見立て通り、バーバリーのカーディガンが一番高かったんや。あとは数を持ち込んだのがよかったっぽいね〜。
事前に釈さんが「これは高いのでは」と話していたバーバリーのニットカーディガンは、700円という査定額に。その他にも、リーバイスのジーンズは400円という値段がつきました。これに加えてとにかく大量に持ち込まれた書籍で金額を稼ぎ、稲田さんの査定額を上回る結果に! そしてラストは藤井さん!
う〜ん、こうなったら3,000円ちょうどを狙いたいな!
稲田くんが3,430円だから、3,000円プラマイ430円の中だったら勝ちだね。
2,500円くらいだったらどうしよ。
いや、今までの感じ見てたら、多分もうちょいいけるから。
うはははは! すごい! 5,000円超えちゃった!
めちゃくちゃいってる!!
何がそんなに高かったんだろう……あ、L.L.Beanのブーツがけっこういってるのかあ……。
総額5,510円という、3人の中でも最高額の査定額を叩き出した藤井さん。L.L.Beanのブーツが1,100円で売れた他、27型のモニターが1,700円、フェンダーのアンプが1,000円と、高額アイテムが多かったのが査定の要因でした。ちなみに、レジスターは査定額150円。
──ということで、優勝は稲田さんです!
やった〜!
いい勝負でした。
査定額的には僕が1番安かったわけですけどね。いや、ちゃんと企画が成立してよかったよ〜。
──思いのほか白熱して、こちらとしてもありがたかったです! ブックオフと仏教というのが意外に掘りがいのありそうなテーマなのも、とても興味深かったですし。
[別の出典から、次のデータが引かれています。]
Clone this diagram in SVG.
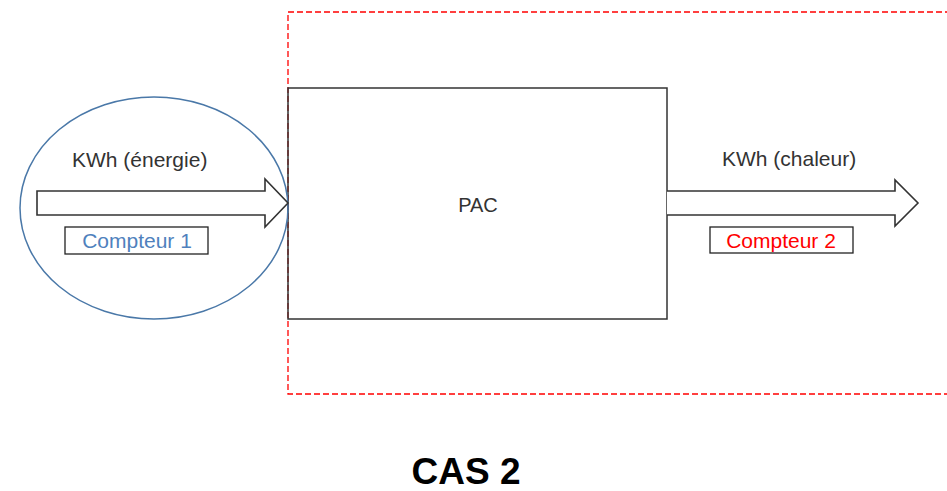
<svg xmlns="http://www.w3.org/2000/svg" width="947" height="491" viewBox="0 0 947 491">
<style>
text{font-family:"Liberation Sans","Open Sans",sans-serif;fill:#333}
.lbl{font-size:21px}
.arrow{fill:#fff;stroke:#333;stroke-width:1.6;stroke-linejoin:miter}
.cbox{fill:#fff;stroke:#222;stroke-width:1.3}
</style>
<rect width="947" height="491" fill="#fff"/>
<g id="system-boundary">
<rect x="288" y="12" width="680" height="382" fill="none" stroke="#ff0000" stroke-width="1.3" stroke-dasharray="6,3"/>
</g>
<g id="pac">
<rect x="288" y="88" width="379" height="231" fill="none" stroke="#333" stroke-width="1.5"/>
<text class="lbl" x="478" y="212" text-anchor="middle" style="font-size:20px">PAC</text>
</g>
<g id="compteur1-zone">
<ellipse cx="154" cy="208" rx="134" ry="111" fill="none" stroke="#4a78a8" stroke-width="1.5"/>
</g>
<g id="connectors">
<path class="arrow" d="M37,191 H265 V179 L288,203 L265,227 V215 H37 Z"/>
<path class="arrow" d="M667,191 H895 V180 L918,203 L895,226 V215 H667"/>
</g>
<g id="label-energie">
<text class="lbl" x="72" y="167">KWh (énergie)</text>
</g>
<g id="compteur1">
<rect class="cbox" x="65" y="227" width="143" height="27"/>
<text class="lbl" x="137" y="248" text-anchor="middle" style="fill:#4f81bd">Compteur 1</text>
</g>
<g id="label-chaleur">
<text class="lbl" x="722" y="166">KWh (chaleur)</text>
</g>
<g id="compteur2">
<rect class="cbox" x="710" y="227" width="143" height="26"/>
<text class="lbl" x="781" y="248" text-anchor="middle" style="fill:#ff0000">Compteur 2</text>
</g>
<g id="title">
<text x="466" y="484" text-anchor="middle" style="font-size:37px;font-weight:bold;fill:#000">CAS 2</text>
</g>
</svg>
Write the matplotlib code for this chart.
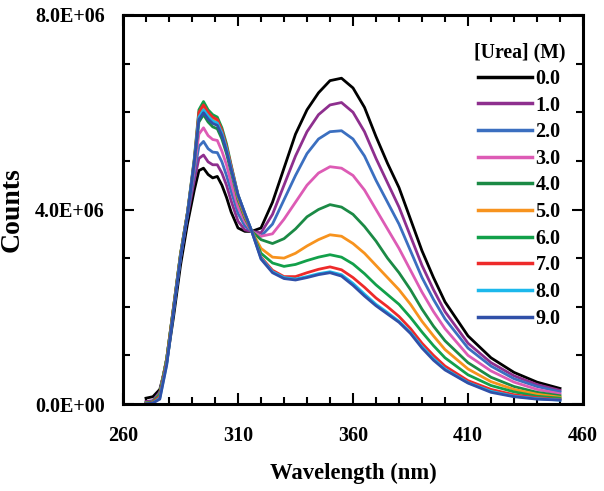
import matplotlib
matplotlib.use("Agg")
import matplotlib.pyplot as plt
from matplotlib.ticker import FixedLocator, MultipleLocator, FuncFormatter

# Wavelength grid (nm)
wavelength = [270, 273, 276, 279, 282, 285, 288, 291, 293, 295, 297, 299, 301, 303, 305, 307, 310, 313, 316,
              320, 325, 330, 335, 340, 345, 350, 355, 360, 365, 370, 375, 380, 385, 390, 395, 400, 410, 420, 430, 440, 450]

x_ticks = [260, 310, 360, 410, 460]
urea_labels = ["0.0", "1.0", "2.0", "3.0", "4.0", "5.0", "6.0", "7.0", "8.0", "9.0"]

# Counts in millions
counts_0 = [0.12, 0.15, 0.30, 0.85, 1.80, 2.85, 3.70, 4.40, 4.80, 4.85, 4.72, 4.65, 4.68, 4.50, 4.25, 3.95, 3.62, 3.55, 3.55,
            3.62, 4.15, 4.85, 5.55, 6.05, 6.40, 6.65, 6.70, 6.50, 6.10, 5.50, 4.95, 4.45, 3.80, 3.15, 2.60, 2.10, 1.40, 0.95, 0.65, 0.45, 0.32]
counts_1 = [0.05, 0.07, 0.25, 0.92, 1.95, 3.00, 3.85, 4.60, 5.05, 5.12, 4.98, 4.92, 4.92, 4.75, 4.50, 4.18, 3.76, 3.58, 3.55,
            3.52, 3.90, 4.50, 5.10, 5.60, 5.95, 6.15, 6.20, 6.00, 5.60, 5.05, 4.55, 4.05, 3.45, 2.85, 2.35, 1.90, 1.25, 0.85, 0.58, 0.40, 0.28]
counts_2 = [0.03, 0.05, 0.22, 0.93, 1.97, 3.05, 3.90, 4.75, 5.30, 5.40, 5.25, 5.18, 5.17, 4.98, 4.70, 4.38, 3.92, 3.66, 3.55,
            3.45, 3.70, 4.20, 4.70, 5.15, 5.45, 5.60, 5.62, 5.45, 5.10, 4.60, 4.15, 3.70, 3.15, 2.60, 2.15, 1.75, 1.15, 0.78, 0.52, 0.36, 0.25]
counts_3 = [0.02, 0.04, 0.20, 0.93, 2.00, 3.08, 3.93, 4.85, 5.55, 5.68, 5.52, 5.44, 5.42, 5.20, 4.92, 4.55, 4.05, 3.75, 3.55,
            3.45, 3.50, 3.80, 4.15, 4.50, 4.75, 4.88, 4.85, 4.70, 4.40, 4.00, 3.60, 3.20, 2.75, 2.30, 1.90, 1.55, 1.00, 0.68, 0.45, 0.30, 0.21]
counts_4 = [0.02, 0.04, 0.20, 0.93, 2.00, 3.08, 3.93, 4.95, 5.80, 5.95, 5.80, 5.70, 5.66, 5.45, 5.15, 4.78, 4.20, 3.82, 3.55,
            3.38, 3.30, 3.40, 3.60, 3.85, 4.00, 4.10, 4.05, 3.90, 3.65, 3.35, 3.00, 2.70, 2.35, 1.95, 1.60, 1.30, 0.85, 0.55, 0.36, 0.24, 0.17]
counts_5 = [0.02, 0.04, 0.20, 0.93, 2.00, 3.08, 3.93, 5.00, 5.95, 6.10, 5.95, 5.85, 5.80, 5.58, 5.25, 4.85, 4.25, 3.86, 3.55,
            3.20, 3.02, 3.00, 3.10, 3.25, 3.38, 3.48, 3.45, 3.30, 3.10, 2.85, 2.60, 2.35, 2.05, 1.70, 1.40, 1.12, 0.72, 0.46, 0.30, 0.20, 0.14]
counts_6 = [0.02, 0.04, 0.20, 0.93, 2.00, 3.08, 3.93, 5.05, 6.05, 6.22, 6.05, 5.95, 5.90, 5.68, 5.35, 4.92, 4.30, 3.90, 3.55,
            3.10, 2.90, 2.83, 2.87, 2.95, 3.02, 3.07, 3.02, 2.88, 2.68, 2.45, 2.25, 2.05, 1.78, 1.48, 1.20, 0.95, 0.60, 0.38, 0.25, 0.16, 0.12]
counts_7 = [0.01, 0.03, 0.16, 0.88, 1.97, 3.05, 3.92, 5.02, 6.00, 6.15, 6.00, 5.90, 5.85, 5.63, 5.30, 4.90, 4.30, 3.90, 3.55,
            3.02, 2.75, 2.62, 2.62, 2.70, 2.77, 2.82, 2.76, 2.60, 2.40, 2.18, 2.00, 1.80, 1.55, 1.25, 1.00, 0.78, 0.48, 0.30, 0.19, 0.13, 0.09]
counts_8 = [0.00, 0.02, 0.12, 0.82, 1.92, 3.02, 3.90, 5.00, 5.90, 6.05, 5.92, 5.82, 5.78, 5.57, 5.25, 4.85, 4.30, 3.92, 3.55,
            3.00, 2.72, 2.60, 2.57, 2.62, 2.68, 2.72, 2.66, 2.48, 2.26, 2.05, 1.88, 1.70, 1.47, 1.18, 0.93, 0.72, 0.44, 0.26, 0.16, 0.11, 0.08]
counts_9 = [0.00, 0.02, 0.10, 0.80, 1.90, 3.00, 3.88, 4.98, 5.85, 5.99, 5.86, 5.77, 5.73, 5.52, 5.20, 4.82, 4.30, 3.92, 3.55,
            2.98, 2.70, 2.58, 2.55, 2.60, 2.66, 2.70, 2.63, 2.44, 2.22, 2.02, 1.85, 1.68, 1.45, 1.15, 0.90, 0.70, 0.43, 0.24, 0.15, 0.10, 0.08]

series = [counts_0, counts_1, counts_2, counts_3, counts_4, counts_5, counts_6, counts_7, counts_8, counts_9]
colors = ["#000000", "#8E2F8E", "#3B6FC0", "#DD5BB5", "#1B8A45", "#F7931E", "#12A04A", "#EE2A2A", "#1CB8EC", "#3050A8"]

plt.rcParams['font.family'] = ['Liberation Serif', 'DejaVu Serif']
plt.rcParams['font.weight'] = 'bold'

fig = plt.figure(figsize=(6.04, 4.91), dpi=100)
ax = fig.add_axes([123/604, 87/491, 460/604, 389/491])

for lab, vals, c in zip(urea_labels, series, colors):
    ax.plot(wavelength, [v * 1e6 for v in vals], color=c, lw=2.0, label=lab)

ax.set_xlim(x_ticks[0], x_ticks[-1])
ax.set_ylim(0, 8e6)
ax.xaxis.set_major_locator(FixedLocator(x_ticks))
ax.xaxis.set_minor_locator(MultipleLocator(10))
ax.yaxis.set_major_locator(MultipleLocator(4e6))
ax.yaxis.set_minor_locator(MultipleLocator(1e6))

def sci(v, pos):
    if v == 0:
        return "0.0E+00"
    e = int(f"{v:.1E}".split("E")[1])
    m = v / 10**e
    return f"{m:.1f}E+{e:02d}"
ax.yaxis.set_major_formatter(FuncFormatter(sci))

ax.tick_params(which='both', direction='in', top=True, right=True, width=1.5)
ax.tick_params(which='major', length=8)
ax.tick_params(which='minor', length=5)
ax.tick_params(axis='x', which='major', pad=16, labelsize=14.5)
ax.tick_params(axis='y', which='major', pad=13, labelsize=14.5)
for s in ax.spines.values():
    s.set_linewidth(2.2)

ax.set_xlabel("Wavelength (nm)", fontsize=16.3, fontweight='bold')
ax.set_ylabel("Counts", fontsize=20, fontweight='bold')
ax.xaxis.set_label_coords(0.5, -0.152)
ax.yaxis.set_label_coords(-0.213, 0.5)

leg = ax.legend(title="[Urea] (M)", loc='upper right', bbox_to_anchor=(0.961, 0.93),
                frameon=False, fontsize=14.5, title_fontsize=14.2, handlelength=2.7,
                handletextpad=0.15, labelspacing=0.33, borderpad=0, borderaxespad=0)
leg.get_title().set_fontweight('bold')
for line in leg.get_lines():
    line.set_linewidth(2.5)

fig.savefig("out.png", dpi=100)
欲を少なくし、自分がいかに満ち足りているかを知ることが大事だという「小欲知足」という言葉があります。自分にとって必要な物がなんなのかを問い直すことが仏教では大事なんです。物を売って手放すことで、それがちょっとだけ理解できるのでは、という気がします。またひとつブックオフに学ばせていただいたな、という感じですね。
──お坊さんらしい締めの言葉、ありがとうございます!
というわけで想像以上に熾烈なバトルになった「3,000円ブックオフ」スピンオフ。お坊さんらしからぬ持ち込みアイテムから、お坊さんならではの気付きとブックオフの面白さが生まれてくるという展開となりました。
単に物を捨てるのではなく、意識して手放すことで自分にとって何が大切か見つめ直す。「手放すこと」と「リユース」の思わぬ含蓄について考えながらブックオフを利用すれば、より精神的に豊かな生活を送るためのヒントが見えてくる……それもまた、ブックオフの魅力なのかもしれません。